13. Finally, I am unable to agree with Mr. Omwega that the admission of electronic evidence was inadmissible as the computer print outs were not certified by a responsible person in terms of section 106B (4)(d) of the Evidence Act. I find that any defects in the admission of that evidence was cured by the admission of the appellant in his defence evidence that he received shs 180,000 from the complainant through his mpesa account. Finally, I find that the conduct of the appellant and his father of paying the complainant shs 500,000, instead of shs 180,000 to be corroborative evidence that the appellant had been given shs 2,300,000 in Nairobi in order to multiply it. In this regard, the trial court stated that: “one cannot owe shs, 180,000 and he is condemned to pay shs 500,000 and the payment is done with all willingness.”I agree with this finding.

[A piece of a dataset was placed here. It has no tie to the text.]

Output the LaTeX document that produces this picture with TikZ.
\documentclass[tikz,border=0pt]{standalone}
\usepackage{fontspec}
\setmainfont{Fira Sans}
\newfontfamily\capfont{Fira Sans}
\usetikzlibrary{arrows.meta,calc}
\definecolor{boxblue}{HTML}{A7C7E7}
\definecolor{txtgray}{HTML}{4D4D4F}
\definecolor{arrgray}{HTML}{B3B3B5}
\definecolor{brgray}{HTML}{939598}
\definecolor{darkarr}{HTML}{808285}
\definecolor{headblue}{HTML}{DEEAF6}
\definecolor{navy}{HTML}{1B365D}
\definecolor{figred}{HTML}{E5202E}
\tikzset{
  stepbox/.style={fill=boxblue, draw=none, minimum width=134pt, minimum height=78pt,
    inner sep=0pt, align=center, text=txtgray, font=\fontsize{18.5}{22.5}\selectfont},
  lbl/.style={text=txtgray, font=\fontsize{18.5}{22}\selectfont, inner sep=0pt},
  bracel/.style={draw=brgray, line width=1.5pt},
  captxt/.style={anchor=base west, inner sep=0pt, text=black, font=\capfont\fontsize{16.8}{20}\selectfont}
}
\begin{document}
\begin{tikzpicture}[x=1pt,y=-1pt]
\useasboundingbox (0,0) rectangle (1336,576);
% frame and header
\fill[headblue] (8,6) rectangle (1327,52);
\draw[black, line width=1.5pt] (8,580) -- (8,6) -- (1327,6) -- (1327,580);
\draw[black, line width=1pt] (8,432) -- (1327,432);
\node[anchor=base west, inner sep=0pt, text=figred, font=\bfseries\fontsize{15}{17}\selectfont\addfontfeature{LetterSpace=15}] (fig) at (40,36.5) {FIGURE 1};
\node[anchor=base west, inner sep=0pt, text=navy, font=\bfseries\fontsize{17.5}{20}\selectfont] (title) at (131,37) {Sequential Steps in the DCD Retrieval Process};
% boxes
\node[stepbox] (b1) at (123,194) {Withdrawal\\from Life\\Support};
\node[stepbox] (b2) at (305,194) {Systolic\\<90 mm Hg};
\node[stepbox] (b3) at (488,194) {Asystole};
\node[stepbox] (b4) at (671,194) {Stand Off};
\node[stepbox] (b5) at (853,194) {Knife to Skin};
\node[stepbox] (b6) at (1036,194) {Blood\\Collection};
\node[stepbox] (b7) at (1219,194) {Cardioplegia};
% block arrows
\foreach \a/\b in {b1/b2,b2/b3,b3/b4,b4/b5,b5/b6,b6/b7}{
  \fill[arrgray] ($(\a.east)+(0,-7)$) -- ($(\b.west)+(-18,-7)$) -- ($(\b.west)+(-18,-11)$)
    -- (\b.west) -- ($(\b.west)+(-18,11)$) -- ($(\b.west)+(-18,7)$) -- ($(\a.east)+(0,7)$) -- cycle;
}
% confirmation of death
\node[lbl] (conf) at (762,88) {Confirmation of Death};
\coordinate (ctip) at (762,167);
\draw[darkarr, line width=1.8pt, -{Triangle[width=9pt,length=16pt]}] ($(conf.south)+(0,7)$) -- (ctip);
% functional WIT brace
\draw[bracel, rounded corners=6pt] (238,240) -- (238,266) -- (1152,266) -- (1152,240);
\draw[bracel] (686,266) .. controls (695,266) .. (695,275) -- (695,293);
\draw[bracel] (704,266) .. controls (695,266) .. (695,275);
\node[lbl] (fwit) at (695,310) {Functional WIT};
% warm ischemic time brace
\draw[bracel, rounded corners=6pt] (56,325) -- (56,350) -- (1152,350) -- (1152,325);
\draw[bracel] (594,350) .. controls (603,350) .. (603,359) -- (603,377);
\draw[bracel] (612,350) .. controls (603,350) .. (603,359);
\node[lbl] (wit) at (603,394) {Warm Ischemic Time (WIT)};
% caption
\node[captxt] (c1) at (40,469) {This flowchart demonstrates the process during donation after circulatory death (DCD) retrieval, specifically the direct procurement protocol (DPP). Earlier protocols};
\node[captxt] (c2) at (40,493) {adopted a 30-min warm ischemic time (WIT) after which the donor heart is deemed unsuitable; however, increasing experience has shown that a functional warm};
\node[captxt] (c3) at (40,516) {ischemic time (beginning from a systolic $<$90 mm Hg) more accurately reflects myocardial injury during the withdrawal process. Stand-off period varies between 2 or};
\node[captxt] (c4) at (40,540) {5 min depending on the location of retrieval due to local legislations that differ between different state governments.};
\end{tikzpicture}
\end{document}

14. The upshot of the foregoing is that the appeal of the appellant as regards conviction is hereby confirmed with the result that it is hereby dismissed.
15. In ground 10 the appellant has faulted the trial court for imposing a manifestly harsh sentence. I find that the trial court exercised its discretion properly in imposing a custodial sentence of two years imprisonment in view of the colossal sum of money that the appellant obtained from the complainant. I therefore confirm the sentence.
16. The upshot of the foregoing is that the appeal is dismissed in its entirety.
17. Judgement dated, signed and delivered in open court at Narok this 25th day of March, 2019 in the presence of Mr. Kilele for the appellant and Mr. Omwega for the state.